### What to do
Reproduce the lines exactly, beginning with the line that has "Output the component" and ending with the line that has "-1.75, 0.61, 1.08];". Images are left out.

### Source code of charts

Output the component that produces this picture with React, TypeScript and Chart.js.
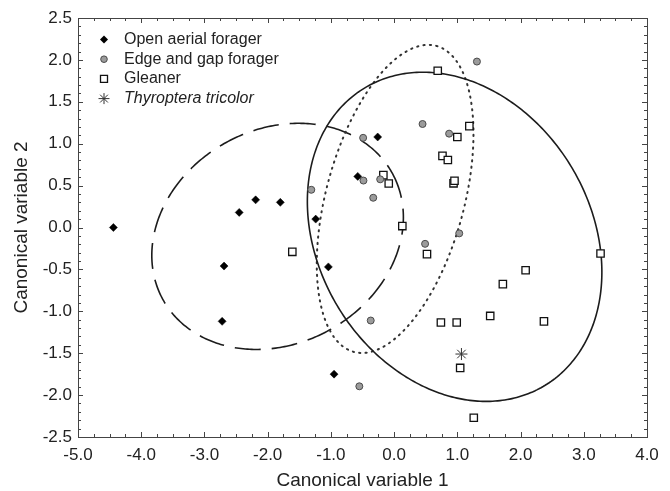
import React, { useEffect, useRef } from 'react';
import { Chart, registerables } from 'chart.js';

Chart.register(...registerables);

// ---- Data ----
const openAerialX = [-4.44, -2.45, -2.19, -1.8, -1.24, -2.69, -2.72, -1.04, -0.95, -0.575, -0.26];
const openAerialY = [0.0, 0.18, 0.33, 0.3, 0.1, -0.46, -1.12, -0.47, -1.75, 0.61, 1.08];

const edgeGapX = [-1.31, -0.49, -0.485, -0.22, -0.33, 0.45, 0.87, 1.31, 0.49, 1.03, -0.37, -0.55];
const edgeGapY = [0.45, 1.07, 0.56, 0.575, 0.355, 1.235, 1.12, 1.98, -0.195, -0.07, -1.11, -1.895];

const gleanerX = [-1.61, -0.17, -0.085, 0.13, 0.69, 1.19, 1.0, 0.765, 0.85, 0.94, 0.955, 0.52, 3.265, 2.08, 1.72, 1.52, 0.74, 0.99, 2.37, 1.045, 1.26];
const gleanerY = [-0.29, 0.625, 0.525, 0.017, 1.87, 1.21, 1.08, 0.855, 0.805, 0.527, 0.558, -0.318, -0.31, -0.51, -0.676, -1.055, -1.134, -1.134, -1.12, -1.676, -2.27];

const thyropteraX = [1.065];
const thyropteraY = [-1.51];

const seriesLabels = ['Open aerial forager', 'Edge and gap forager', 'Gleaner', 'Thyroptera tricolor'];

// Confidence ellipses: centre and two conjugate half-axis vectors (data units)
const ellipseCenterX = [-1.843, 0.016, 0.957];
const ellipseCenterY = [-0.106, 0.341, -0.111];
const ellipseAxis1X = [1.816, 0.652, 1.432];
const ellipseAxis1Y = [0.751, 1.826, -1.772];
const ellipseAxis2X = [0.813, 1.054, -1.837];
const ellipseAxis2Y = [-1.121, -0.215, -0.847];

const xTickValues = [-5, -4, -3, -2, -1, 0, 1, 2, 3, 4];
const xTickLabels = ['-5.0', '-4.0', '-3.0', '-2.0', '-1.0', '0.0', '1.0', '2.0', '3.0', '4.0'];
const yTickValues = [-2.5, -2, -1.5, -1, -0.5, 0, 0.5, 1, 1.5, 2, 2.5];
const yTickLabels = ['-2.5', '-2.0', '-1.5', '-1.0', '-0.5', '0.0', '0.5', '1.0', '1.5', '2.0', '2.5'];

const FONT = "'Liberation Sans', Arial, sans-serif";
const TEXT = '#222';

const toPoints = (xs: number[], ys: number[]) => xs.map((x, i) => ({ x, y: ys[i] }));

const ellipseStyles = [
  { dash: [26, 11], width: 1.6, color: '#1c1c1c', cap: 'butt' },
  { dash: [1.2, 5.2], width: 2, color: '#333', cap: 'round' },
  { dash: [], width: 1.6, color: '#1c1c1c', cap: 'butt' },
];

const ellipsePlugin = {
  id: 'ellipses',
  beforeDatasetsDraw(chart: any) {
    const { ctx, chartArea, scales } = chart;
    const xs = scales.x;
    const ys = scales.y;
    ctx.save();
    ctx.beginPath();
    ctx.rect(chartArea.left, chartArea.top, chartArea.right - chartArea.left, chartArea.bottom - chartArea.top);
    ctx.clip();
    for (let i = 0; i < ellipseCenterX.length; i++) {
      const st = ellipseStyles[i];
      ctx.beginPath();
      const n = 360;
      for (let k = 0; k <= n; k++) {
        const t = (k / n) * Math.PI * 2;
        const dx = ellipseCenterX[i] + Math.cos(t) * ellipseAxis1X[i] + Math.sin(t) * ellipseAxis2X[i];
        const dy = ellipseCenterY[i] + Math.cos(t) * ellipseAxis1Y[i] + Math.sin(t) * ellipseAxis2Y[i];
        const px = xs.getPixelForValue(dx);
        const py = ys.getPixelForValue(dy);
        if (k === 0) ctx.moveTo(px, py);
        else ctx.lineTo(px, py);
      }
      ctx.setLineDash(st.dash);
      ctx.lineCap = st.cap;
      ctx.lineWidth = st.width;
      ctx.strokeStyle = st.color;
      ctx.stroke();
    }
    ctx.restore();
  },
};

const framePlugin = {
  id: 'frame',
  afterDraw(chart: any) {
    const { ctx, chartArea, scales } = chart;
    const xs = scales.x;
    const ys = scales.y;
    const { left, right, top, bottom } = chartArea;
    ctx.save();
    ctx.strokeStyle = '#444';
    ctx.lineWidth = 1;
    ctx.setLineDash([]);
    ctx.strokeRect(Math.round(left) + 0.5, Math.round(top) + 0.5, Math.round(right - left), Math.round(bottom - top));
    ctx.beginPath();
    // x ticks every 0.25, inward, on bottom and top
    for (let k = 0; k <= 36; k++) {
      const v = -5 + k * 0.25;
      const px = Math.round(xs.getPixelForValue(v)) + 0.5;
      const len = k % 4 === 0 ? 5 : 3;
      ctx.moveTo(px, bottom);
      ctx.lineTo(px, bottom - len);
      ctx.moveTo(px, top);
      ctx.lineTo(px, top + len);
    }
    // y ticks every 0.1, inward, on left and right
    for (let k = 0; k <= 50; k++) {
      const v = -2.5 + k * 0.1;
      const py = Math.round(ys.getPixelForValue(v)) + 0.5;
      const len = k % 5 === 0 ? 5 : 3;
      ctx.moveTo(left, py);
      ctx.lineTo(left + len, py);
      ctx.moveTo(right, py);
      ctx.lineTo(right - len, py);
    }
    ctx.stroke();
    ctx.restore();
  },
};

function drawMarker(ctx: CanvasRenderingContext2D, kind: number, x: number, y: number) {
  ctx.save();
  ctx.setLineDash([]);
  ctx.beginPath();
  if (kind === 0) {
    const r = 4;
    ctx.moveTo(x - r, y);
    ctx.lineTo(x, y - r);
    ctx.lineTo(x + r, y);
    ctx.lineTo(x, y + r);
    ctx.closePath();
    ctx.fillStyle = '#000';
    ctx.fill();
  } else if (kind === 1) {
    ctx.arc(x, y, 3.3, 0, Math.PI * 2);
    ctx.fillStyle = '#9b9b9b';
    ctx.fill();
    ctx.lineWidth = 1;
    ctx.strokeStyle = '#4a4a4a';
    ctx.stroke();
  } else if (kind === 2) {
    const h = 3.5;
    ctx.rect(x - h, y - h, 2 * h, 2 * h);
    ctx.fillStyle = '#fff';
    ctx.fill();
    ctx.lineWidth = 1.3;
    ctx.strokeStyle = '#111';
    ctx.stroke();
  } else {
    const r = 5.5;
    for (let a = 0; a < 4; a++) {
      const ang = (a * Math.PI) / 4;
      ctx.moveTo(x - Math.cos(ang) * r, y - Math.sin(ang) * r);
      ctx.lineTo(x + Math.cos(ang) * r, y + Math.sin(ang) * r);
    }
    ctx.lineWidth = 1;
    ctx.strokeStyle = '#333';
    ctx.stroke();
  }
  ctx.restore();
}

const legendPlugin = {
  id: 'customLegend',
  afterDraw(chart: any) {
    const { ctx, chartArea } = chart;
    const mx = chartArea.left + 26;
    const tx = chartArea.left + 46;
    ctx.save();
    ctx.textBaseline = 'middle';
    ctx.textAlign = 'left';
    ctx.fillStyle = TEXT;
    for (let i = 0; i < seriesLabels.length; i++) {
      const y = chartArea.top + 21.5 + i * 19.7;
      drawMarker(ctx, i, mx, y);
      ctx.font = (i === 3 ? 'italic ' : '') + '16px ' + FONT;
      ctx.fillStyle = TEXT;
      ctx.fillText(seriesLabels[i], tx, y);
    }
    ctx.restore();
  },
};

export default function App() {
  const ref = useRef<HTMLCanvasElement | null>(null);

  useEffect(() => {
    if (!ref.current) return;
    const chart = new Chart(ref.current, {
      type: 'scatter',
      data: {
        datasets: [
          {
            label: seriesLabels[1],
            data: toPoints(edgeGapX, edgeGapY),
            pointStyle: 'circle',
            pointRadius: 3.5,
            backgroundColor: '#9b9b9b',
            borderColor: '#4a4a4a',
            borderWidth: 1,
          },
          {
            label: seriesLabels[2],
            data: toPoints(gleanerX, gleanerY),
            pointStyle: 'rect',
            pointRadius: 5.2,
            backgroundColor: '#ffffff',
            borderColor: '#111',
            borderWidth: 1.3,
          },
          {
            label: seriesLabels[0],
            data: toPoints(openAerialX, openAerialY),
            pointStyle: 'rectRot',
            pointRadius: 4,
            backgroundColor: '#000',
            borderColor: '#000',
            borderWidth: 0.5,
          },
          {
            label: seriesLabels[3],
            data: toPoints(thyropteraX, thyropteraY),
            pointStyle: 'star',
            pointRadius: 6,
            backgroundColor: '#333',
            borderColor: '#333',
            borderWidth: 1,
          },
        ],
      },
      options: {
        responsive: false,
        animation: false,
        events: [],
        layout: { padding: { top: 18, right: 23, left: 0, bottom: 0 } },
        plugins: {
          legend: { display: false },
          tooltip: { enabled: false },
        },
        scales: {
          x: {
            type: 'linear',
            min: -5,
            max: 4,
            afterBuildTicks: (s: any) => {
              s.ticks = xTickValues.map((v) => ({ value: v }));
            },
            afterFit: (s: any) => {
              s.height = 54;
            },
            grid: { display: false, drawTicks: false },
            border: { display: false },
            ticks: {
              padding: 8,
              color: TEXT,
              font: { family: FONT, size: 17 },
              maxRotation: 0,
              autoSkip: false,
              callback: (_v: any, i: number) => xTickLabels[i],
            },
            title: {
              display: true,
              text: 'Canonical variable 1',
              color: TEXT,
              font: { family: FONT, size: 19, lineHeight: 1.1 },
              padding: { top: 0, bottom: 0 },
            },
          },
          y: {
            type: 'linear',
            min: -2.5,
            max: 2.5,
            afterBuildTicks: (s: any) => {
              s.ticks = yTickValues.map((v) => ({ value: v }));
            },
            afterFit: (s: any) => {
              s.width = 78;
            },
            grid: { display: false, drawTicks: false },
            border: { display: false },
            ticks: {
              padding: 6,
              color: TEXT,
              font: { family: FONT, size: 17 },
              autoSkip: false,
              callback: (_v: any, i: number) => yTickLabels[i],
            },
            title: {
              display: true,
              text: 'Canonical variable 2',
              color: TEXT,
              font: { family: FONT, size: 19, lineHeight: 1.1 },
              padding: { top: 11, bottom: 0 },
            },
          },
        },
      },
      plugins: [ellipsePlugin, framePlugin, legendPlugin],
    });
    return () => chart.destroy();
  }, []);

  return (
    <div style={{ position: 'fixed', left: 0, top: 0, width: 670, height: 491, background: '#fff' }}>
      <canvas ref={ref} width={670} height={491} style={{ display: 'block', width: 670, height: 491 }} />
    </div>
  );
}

* * *

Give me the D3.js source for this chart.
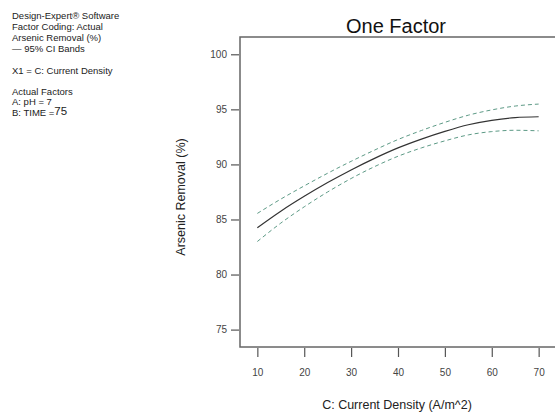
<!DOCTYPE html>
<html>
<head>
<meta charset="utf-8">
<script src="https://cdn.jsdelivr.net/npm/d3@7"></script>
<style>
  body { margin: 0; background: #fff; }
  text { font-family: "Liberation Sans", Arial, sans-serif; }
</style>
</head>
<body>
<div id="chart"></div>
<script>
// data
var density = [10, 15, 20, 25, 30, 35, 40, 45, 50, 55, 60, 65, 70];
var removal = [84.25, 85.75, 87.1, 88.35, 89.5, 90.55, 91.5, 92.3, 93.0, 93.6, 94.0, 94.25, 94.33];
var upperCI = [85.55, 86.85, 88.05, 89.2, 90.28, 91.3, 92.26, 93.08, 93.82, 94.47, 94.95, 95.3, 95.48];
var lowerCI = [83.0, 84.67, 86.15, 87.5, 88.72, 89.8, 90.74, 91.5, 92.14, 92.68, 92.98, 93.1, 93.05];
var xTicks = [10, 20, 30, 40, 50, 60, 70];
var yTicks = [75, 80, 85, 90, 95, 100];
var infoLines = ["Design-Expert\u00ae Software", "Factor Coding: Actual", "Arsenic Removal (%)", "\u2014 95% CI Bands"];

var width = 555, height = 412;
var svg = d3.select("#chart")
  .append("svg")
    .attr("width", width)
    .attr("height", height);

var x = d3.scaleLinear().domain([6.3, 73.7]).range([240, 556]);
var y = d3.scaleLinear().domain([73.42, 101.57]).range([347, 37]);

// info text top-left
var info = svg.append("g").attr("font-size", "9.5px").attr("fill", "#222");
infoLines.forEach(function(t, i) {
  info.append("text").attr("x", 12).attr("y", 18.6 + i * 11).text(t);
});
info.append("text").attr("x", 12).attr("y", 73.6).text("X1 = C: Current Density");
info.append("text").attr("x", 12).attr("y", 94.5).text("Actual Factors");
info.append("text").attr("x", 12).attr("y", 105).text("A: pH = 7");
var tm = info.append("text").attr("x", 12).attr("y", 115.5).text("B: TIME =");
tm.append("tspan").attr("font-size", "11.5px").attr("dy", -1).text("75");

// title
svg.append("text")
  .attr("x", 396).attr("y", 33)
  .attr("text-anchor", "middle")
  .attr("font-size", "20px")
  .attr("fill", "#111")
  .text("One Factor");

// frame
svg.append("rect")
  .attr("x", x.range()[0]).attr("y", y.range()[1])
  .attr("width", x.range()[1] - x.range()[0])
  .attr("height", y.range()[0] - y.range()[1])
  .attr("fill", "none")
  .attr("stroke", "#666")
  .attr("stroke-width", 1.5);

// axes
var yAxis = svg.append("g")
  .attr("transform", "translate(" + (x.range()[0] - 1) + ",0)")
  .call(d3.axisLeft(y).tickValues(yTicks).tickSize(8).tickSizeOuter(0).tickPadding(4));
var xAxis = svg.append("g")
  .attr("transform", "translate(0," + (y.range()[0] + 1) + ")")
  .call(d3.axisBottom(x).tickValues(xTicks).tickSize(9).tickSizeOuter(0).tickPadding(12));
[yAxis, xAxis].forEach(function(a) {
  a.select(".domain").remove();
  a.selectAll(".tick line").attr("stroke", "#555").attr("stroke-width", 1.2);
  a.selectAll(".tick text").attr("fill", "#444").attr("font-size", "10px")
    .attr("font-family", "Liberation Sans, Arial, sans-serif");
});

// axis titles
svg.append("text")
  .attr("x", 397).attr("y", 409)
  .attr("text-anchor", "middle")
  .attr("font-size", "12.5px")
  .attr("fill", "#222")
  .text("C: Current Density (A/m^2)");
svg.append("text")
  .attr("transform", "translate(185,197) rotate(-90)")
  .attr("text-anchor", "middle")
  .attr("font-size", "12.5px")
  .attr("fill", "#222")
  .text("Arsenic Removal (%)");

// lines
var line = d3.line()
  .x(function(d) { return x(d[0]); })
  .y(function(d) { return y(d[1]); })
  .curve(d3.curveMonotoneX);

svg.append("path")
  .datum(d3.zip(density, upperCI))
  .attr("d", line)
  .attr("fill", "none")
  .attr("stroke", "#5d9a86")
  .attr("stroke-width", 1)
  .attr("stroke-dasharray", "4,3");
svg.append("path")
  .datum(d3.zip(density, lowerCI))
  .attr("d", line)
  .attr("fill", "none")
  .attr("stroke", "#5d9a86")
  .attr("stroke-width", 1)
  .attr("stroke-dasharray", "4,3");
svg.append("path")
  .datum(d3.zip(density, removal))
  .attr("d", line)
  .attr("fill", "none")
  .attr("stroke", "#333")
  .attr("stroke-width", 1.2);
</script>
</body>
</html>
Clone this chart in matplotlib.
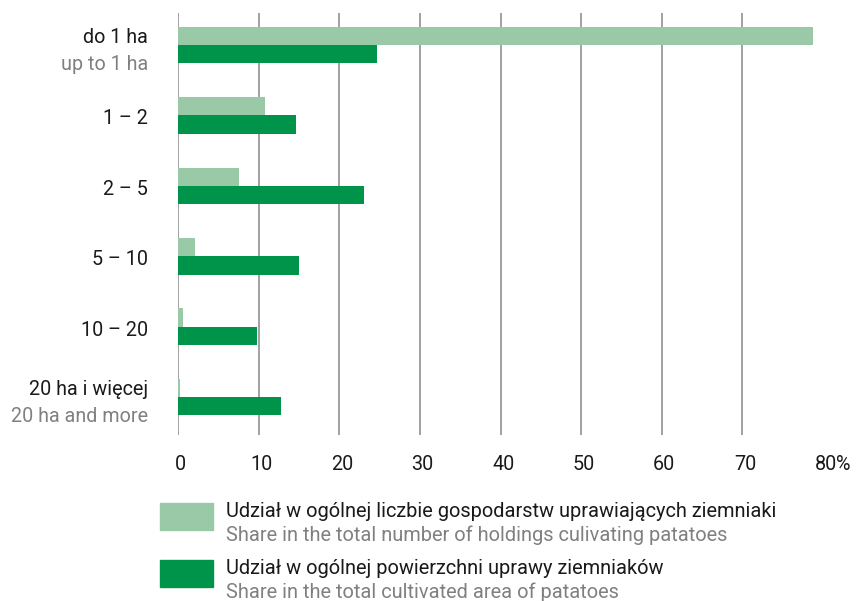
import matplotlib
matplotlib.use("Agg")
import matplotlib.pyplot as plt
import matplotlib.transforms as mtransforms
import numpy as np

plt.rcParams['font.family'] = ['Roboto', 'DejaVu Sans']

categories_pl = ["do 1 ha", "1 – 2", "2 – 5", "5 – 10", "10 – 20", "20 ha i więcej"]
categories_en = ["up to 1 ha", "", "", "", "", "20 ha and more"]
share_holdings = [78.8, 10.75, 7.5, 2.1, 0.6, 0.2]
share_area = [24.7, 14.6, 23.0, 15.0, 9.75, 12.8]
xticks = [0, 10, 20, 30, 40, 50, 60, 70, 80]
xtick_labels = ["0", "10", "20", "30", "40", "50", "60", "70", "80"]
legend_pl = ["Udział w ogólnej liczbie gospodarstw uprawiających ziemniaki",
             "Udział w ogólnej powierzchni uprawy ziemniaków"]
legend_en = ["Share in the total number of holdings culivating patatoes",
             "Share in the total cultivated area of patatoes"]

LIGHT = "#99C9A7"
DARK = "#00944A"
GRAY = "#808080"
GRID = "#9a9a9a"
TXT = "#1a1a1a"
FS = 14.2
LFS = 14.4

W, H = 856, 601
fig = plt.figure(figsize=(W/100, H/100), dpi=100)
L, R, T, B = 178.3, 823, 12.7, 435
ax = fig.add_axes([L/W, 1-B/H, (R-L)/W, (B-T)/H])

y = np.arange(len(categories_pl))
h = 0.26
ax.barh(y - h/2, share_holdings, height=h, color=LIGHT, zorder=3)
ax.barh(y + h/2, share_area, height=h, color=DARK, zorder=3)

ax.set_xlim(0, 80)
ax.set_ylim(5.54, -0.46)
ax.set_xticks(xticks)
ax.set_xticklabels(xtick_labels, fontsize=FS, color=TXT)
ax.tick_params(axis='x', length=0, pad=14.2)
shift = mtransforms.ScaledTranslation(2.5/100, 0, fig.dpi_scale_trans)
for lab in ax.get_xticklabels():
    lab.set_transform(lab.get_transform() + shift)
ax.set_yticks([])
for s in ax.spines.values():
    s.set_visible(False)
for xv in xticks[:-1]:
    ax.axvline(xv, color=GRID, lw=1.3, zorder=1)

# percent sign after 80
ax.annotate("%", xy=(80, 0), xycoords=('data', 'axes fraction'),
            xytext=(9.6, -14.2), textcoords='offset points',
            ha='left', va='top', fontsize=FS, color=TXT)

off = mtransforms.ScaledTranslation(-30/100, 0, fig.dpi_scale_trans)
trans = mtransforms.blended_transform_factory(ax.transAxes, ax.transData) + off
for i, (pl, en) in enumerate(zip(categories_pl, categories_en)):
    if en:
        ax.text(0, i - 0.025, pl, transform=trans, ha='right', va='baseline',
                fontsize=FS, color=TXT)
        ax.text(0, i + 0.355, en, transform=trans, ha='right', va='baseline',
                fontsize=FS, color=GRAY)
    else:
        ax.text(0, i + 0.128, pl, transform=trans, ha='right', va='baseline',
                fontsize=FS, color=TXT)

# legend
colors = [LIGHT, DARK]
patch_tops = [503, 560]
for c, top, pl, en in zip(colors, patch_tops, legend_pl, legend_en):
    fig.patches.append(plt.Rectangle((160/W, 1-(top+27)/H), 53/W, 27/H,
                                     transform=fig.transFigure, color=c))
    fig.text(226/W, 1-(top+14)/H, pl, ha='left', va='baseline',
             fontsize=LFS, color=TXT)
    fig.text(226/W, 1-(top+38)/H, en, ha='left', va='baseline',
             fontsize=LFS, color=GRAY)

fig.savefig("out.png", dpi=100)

---

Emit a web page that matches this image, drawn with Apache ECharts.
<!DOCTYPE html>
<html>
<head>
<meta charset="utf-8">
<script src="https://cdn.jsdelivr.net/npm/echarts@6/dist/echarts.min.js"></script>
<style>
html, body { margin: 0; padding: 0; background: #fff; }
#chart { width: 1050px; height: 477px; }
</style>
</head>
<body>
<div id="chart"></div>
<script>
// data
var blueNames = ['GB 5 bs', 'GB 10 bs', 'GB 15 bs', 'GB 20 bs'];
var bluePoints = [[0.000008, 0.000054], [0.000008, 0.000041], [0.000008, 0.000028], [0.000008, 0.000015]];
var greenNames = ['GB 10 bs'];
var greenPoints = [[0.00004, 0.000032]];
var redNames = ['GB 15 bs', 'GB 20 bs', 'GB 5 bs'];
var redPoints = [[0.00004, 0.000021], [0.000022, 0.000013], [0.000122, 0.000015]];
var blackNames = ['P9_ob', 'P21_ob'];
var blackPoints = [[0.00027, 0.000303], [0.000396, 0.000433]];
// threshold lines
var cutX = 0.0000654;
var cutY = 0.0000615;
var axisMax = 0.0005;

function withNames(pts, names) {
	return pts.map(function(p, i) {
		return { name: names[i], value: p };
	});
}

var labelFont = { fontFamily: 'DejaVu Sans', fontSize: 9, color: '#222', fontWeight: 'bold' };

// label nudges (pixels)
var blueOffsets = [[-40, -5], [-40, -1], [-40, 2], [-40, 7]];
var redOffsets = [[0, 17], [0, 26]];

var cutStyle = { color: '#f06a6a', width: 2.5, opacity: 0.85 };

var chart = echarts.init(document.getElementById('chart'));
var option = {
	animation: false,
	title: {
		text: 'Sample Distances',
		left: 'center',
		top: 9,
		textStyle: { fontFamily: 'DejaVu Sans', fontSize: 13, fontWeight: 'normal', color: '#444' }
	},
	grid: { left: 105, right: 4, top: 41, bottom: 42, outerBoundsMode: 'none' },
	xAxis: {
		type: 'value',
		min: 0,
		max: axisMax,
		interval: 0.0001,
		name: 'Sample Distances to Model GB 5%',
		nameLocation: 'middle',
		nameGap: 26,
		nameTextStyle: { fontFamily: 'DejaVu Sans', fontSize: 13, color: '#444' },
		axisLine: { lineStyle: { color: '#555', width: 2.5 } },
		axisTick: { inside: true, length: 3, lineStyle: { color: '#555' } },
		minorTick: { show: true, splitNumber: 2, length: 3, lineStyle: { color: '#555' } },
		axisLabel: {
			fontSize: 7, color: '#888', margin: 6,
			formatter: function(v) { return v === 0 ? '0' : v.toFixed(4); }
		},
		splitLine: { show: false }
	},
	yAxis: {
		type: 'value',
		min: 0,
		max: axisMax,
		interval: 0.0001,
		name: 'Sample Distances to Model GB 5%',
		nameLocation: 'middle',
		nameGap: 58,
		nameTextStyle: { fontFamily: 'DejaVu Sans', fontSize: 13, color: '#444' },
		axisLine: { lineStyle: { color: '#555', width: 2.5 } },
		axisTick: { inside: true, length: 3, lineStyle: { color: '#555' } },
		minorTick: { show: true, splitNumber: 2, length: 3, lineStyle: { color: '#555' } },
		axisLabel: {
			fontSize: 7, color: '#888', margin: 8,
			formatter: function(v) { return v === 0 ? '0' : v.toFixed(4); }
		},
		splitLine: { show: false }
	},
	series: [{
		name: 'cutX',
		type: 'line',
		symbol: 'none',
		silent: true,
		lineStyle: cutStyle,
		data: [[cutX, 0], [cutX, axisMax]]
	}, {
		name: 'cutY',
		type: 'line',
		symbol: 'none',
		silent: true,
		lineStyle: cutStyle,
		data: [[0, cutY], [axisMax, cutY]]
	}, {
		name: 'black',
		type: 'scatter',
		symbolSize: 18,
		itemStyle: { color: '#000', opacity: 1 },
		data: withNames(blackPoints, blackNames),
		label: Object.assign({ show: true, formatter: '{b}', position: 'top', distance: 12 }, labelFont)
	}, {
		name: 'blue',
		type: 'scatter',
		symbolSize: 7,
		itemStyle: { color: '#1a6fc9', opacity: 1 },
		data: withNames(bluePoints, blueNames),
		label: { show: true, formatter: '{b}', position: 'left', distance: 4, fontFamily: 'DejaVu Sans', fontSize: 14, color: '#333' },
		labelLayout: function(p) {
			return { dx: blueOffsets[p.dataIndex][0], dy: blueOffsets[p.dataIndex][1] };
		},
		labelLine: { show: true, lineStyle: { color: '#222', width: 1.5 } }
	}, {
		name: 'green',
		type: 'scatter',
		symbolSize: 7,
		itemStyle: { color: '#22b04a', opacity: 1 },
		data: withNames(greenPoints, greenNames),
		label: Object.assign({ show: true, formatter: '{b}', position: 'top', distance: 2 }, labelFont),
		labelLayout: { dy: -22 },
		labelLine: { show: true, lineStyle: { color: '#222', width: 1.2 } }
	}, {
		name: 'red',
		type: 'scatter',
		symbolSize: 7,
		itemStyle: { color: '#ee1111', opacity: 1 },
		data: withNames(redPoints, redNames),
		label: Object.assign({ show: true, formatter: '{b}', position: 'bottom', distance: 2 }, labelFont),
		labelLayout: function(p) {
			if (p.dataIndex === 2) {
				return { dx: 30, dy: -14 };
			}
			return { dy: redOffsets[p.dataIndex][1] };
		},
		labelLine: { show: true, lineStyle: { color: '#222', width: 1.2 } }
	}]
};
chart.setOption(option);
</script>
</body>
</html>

### Exercise result
Output the component that produces this picture with React, TypeScript and Chart.js.
import React, { useEffect, useRef } from 'react';
import { Chart, registerables } from 'chart.js';

Chart.register(...registerables);

// ---- Data ----
const openAerialX = [-4.44, -2.45, -2.19, -1.8, -1.24, -2.69, -2.72, -1.04, -0.95, -0.575, -0.26];
const openAerialY = [0.0, 0.18, 0.33, 0.3, 0.1, -0.46, -1.12, -0.47, -1.75, 0.61, 1.08];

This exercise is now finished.